One of the dangers of turning a new nature into nothing but a Christian ethic is people have different definitions of the Christian ethic and when they disagree they too often consume each other. A so-called Christian ethic is no substitute for death and resurrection. It is a weak imitation of a new life. We want to live a Christians ethic or a Christian value system but we cannot – and we misrepresent the gospel when we lead people to believe they can. We teach “possibility thinking” or some carefully chosen non-negotiables to define us instead of death, resurrection and a new nature. The life of Christ is not an ethic or humanly defined set of beliefs. It is not a value system.  How often do we hear people tell us what it means to be a real Christian? Typically, it is the same as how they have defined their own thinking. No, the Christian life is being ruled by the peace of Christ and the more we encourage people to live like “real Christians” – however we define it – the more we encourage failure, frustration and eventually anger. I read an article by Richard Florida titled “The Geography of Hate” that points out those parts of the country that are the most identified as religious and Christian are also those most filled with hate groups.

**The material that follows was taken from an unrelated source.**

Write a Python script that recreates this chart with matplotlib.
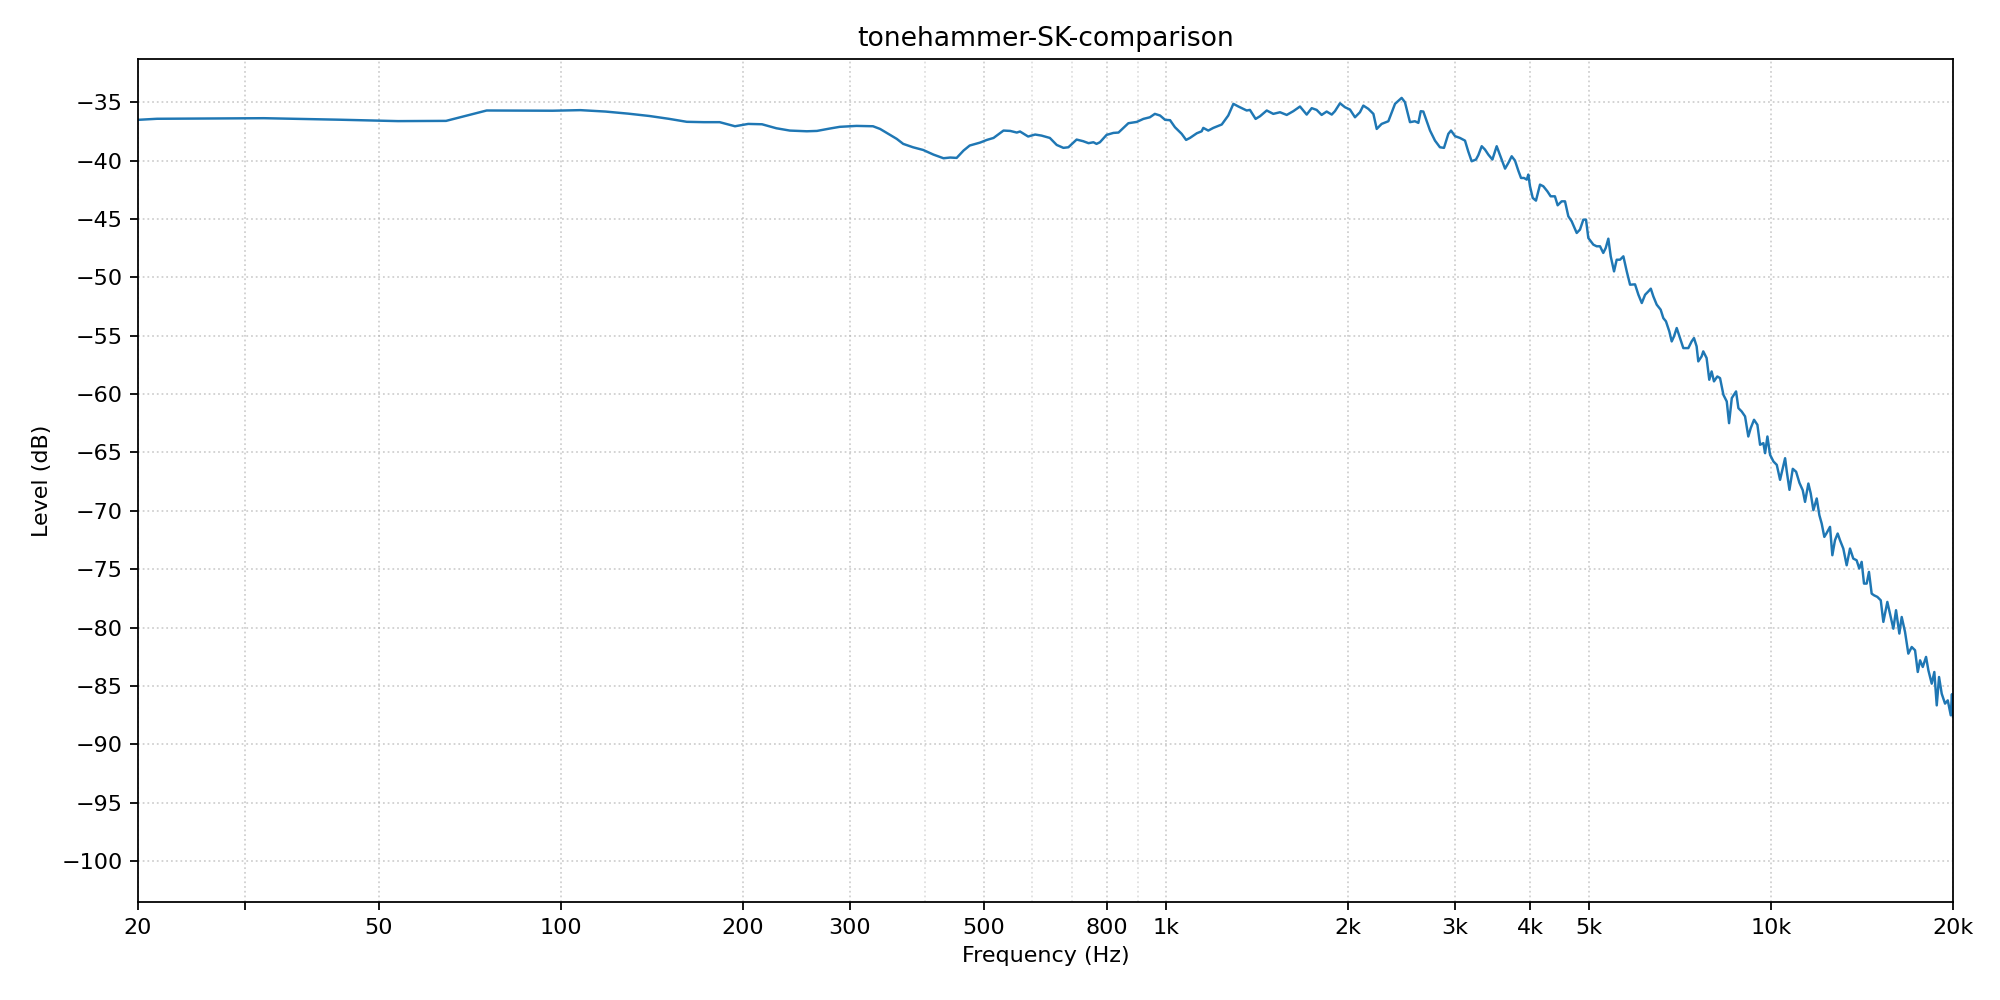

“But not all people and places hate equally; some regions of the United States — at least within some sectors of their populations — are virtual hate hatcheries. What is the geography of hate groups and organizations? Why are some regions more susceptible to them? Ironically, but perhaps not surprisingly, higher concentrations of hate groups are positively associated with states where individuals report that religion plays an important role in their everyday lives.”

This is what happens when we no longer teach and abide by the virtues Paul writes of here and other places – compassion, kindness, humility, gentleness and patience. Instead, we have substituted a false Gospel and a definition of Christian that has infected the body of the church. It is our spiritual pandemic. We have become Christians who have attached themselves to the weak and miserable principles of the world and have lost our witness in the world. I have thought long and hard about how to describe this and the word symbiosis comes to mind. I read this definition recently in a science journal:

 “Organisms in a mutualistic relationship evolved together. Each was part of the other’s environment, so as they adapted to their environment, they “made use of” each other in a way that benefited both.”

That is what Paul was warning the Colossians about. They were not being hijacked or overwhelmed by false doctrines. They were being captivated by a false Gospel that allowed them to behave like unbelievers but to consider themselves believers while doing those very things. They were acting in a way that was symbiotic. Their misbehavior had become part of their Christian ethic.

As Paul says in Galatians, he needed a tutor when he was young but the tutor’s purpose was to bring him to Christ. He needed training wheels. In the same way we need rules and lists when we are young in Christ but the goal is always maturity. It is not scales but concerts. It is not training wheels but freedom to explore. It is always to develop a second nature that is ruled by the peace of Christ. After all, that is Paul’s whole intent in making these lists, isn’t it? It is his hope that one day he will present a perfect and glorious body of saints to Christ.